-- Task to carry out --
Would you retype, exactly and without the pictures, the lines between the line holding "Give me the" and the line holding "0.115, 0.117, 0.12];", inclusive, and nothing else?

<<<<

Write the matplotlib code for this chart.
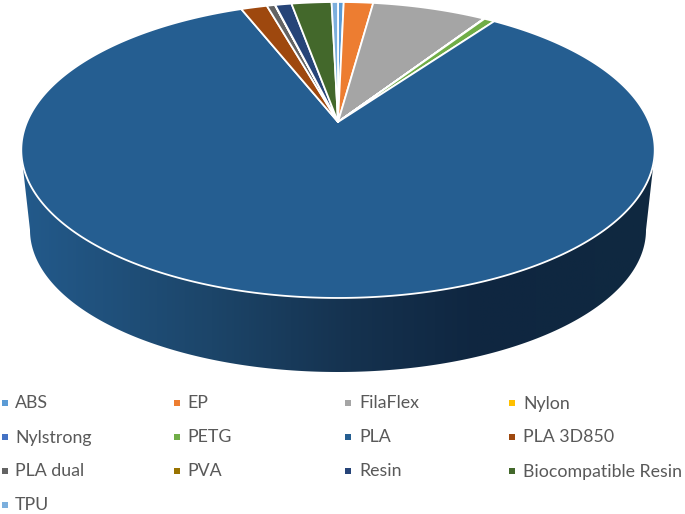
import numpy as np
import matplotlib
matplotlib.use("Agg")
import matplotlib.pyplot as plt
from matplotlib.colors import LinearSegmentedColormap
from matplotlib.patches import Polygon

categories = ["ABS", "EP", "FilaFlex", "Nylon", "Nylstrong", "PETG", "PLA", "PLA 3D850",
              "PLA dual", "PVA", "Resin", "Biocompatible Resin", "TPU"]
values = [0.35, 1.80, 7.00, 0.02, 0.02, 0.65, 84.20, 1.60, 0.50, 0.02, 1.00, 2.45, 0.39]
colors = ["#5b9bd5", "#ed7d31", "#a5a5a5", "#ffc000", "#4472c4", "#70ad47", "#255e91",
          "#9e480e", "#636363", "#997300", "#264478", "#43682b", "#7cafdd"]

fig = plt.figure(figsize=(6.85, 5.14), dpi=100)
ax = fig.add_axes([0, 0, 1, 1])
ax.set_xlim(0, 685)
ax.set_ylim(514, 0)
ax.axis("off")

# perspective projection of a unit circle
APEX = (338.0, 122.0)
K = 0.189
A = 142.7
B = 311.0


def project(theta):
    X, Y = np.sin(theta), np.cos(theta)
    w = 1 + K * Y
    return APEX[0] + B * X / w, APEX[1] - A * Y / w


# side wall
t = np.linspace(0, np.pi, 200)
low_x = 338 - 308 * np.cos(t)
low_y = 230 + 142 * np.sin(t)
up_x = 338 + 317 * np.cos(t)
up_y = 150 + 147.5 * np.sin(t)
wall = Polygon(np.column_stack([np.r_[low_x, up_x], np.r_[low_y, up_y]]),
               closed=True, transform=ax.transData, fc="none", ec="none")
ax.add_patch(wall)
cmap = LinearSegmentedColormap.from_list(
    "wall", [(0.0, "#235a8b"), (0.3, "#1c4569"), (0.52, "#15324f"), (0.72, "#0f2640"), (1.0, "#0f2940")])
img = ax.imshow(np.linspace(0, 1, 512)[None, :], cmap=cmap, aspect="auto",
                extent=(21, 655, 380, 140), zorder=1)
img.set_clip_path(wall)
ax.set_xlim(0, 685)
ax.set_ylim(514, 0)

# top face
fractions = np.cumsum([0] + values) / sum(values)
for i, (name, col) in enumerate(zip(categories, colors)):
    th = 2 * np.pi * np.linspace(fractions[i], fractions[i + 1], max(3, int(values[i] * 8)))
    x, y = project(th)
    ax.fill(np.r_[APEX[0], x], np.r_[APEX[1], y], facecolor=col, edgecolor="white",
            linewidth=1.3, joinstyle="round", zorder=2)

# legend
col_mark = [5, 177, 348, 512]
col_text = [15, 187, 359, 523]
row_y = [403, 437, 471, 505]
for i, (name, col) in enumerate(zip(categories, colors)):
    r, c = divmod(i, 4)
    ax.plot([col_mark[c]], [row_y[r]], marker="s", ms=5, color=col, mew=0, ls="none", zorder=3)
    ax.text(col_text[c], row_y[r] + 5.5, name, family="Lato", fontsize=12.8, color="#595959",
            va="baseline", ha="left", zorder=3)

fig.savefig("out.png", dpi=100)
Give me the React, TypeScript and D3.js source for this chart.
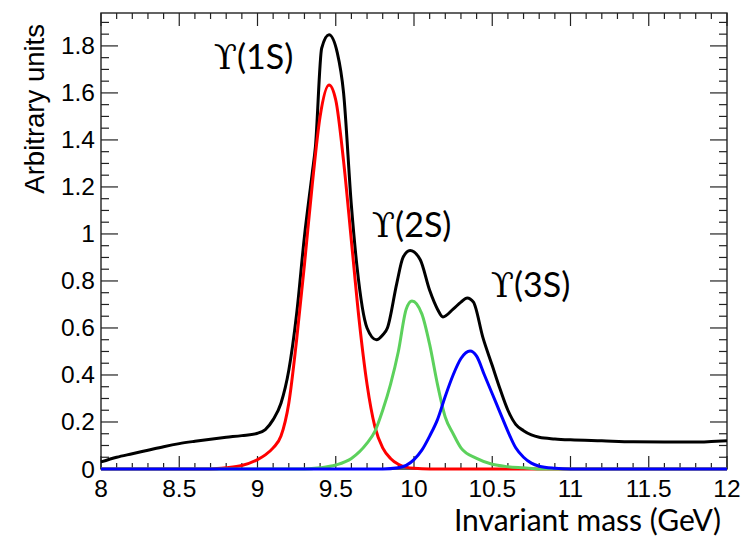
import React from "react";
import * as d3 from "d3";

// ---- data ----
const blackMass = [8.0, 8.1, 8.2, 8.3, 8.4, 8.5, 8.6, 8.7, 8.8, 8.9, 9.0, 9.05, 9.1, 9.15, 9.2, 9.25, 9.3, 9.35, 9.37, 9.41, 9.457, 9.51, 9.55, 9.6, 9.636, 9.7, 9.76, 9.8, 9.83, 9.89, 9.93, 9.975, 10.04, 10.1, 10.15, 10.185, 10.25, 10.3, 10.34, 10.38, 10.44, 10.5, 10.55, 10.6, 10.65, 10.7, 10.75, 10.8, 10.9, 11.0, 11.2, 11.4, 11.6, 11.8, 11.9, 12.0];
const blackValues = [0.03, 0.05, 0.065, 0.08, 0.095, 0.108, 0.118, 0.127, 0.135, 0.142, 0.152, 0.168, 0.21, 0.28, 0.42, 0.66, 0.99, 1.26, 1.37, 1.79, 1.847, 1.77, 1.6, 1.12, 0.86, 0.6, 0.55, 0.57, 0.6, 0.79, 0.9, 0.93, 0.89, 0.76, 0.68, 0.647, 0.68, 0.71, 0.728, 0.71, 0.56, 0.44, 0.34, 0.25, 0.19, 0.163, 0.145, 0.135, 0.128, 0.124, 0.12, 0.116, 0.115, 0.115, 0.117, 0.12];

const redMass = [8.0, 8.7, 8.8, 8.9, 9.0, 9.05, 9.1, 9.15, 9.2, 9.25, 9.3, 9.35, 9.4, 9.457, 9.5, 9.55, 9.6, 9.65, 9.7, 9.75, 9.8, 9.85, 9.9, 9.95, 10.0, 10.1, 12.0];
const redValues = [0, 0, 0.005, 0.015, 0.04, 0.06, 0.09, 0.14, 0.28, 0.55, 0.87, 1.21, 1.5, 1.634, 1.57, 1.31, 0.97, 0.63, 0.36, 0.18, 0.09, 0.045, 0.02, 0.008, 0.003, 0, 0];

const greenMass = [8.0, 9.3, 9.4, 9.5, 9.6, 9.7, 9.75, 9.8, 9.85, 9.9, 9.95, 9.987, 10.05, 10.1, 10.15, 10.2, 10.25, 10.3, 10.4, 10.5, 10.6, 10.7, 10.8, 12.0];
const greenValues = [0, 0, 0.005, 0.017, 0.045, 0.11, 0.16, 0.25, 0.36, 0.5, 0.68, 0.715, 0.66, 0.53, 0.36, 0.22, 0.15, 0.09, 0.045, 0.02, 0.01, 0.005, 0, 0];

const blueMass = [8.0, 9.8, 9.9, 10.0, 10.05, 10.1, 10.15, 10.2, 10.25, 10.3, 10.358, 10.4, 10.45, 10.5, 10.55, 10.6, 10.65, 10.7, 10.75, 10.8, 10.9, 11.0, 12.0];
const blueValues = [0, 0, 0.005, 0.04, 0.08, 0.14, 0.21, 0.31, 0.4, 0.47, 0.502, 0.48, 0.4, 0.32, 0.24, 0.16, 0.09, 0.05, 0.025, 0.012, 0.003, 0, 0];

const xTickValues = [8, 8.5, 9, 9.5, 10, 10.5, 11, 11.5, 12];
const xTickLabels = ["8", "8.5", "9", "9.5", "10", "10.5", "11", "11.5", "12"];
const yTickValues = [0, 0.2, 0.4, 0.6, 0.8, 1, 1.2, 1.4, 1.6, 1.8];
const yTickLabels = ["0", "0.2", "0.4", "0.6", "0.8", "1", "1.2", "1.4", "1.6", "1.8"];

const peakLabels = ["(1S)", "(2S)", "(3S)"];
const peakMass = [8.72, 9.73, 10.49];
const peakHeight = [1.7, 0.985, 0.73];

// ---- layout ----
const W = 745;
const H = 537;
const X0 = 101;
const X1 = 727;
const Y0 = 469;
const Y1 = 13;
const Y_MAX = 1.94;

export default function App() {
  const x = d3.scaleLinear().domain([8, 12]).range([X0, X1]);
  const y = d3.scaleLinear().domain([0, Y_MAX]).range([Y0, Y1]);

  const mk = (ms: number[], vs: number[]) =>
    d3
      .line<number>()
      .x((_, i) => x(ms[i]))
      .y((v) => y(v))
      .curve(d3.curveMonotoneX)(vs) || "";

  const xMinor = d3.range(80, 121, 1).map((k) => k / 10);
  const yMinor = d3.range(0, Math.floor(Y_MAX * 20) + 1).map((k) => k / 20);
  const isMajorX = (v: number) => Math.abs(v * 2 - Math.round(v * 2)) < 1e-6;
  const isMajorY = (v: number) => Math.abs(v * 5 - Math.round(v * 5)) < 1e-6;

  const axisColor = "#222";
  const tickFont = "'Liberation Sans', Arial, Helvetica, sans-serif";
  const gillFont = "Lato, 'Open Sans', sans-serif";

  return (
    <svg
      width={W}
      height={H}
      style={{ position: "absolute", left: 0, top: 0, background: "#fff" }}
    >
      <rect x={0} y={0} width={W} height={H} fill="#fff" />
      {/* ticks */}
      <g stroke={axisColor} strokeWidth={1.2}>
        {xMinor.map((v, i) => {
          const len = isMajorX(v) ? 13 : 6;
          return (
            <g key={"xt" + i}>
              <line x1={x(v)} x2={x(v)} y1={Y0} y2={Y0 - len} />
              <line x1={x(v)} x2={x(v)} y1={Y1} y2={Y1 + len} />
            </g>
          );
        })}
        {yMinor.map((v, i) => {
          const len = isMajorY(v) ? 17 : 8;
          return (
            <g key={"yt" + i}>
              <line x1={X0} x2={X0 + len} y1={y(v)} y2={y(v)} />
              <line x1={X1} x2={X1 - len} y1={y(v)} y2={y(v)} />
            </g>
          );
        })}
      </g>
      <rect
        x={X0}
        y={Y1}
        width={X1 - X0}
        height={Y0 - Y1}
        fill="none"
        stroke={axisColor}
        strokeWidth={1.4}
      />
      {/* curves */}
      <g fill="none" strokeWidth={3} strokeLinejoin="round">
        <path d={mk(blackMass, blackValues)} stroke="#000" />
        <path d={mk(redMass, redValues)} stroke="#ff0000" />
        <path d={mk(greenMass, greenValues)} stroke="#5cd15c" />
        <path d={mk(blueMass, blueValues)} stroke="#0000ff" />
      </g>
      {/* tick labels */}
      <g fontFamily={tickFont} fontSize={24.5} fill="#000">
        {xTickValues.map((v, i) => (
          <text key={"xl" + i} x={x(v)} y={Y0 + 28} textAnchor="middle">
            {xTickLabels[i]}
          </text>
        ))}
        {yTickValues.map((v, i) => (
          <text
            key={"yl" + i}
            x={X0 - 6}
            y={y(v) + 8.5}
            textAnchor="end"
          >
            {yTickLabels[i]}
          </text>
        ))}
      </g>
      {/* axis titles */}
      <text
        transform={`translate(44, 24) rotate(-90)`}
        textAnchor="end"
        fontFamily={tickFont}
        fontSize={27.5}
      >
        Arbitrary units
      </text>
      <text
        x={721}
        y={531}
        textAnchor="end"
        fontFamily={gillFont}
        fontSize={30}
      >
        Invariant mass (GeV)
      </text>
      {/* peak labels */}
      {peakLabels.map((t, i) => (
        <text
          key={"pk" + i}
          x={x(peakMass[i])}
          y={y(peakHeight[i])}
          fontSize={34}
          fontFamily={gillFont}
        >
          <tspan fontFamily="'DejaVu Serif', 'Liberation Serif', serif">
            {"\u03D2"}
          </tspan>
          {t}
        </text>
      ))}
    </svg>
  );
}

>>>>

-- Result --
Give me the React, TypeScript and D3.js source for this chart.
import React from "react";
import * as d3 from "d3";

// ---- data ----
const blackMass = [8.0, 8.1, 8.2, 8.3, 8.4, 8.5, 8.6, 8.7, 8.8, 8.9, 9.0, 9.05, 9.1, 9.15, 9.2, 9.25, 9.3, 9.35, 9.37, 9.41, 9.457, 9.51, 9.55, 9.6, 9.636, 9.7, 9.76, 9.8, 9.83, 9.89, 9.93, 9.975, 10.04, 10.1, 10.15, 10.185, 10.25, 10.3, 10.34, 10.38, 10.44, 10.5, 10.55, 10.6, 10.65, 10.7, 10.75, 10.8, 10.9, 11.0, 11.2, 11.4, 11.6, 11.8, 11.9, 12.0];
const blackValues = [0.03, 0.05, 0.065, 0.08, 0.095, 0.108, 0.118, 0.127, 0.135, 0.142, 0.152, 0.168, 0.21, 0.28, 0.42, 0.66, 0.99, 1.26, 1.37, 1.79, 1.847, 1.77, 1.6, 1.12, 0.86, 0.6, 0.55, 0.57, 0.6, 0.79, 0.9, 0.93, 0.89, 0.76, 0.68, 0.647, 0.68, 0.71, 0.728, 0.71, 0.56, 0.44, 0.34, 0.25, 0.19, 0.163, 0.145, 0.135, 0.128, 0.124, 0.12, 0.116, 0.115, 0.115, 0.117, 0.12];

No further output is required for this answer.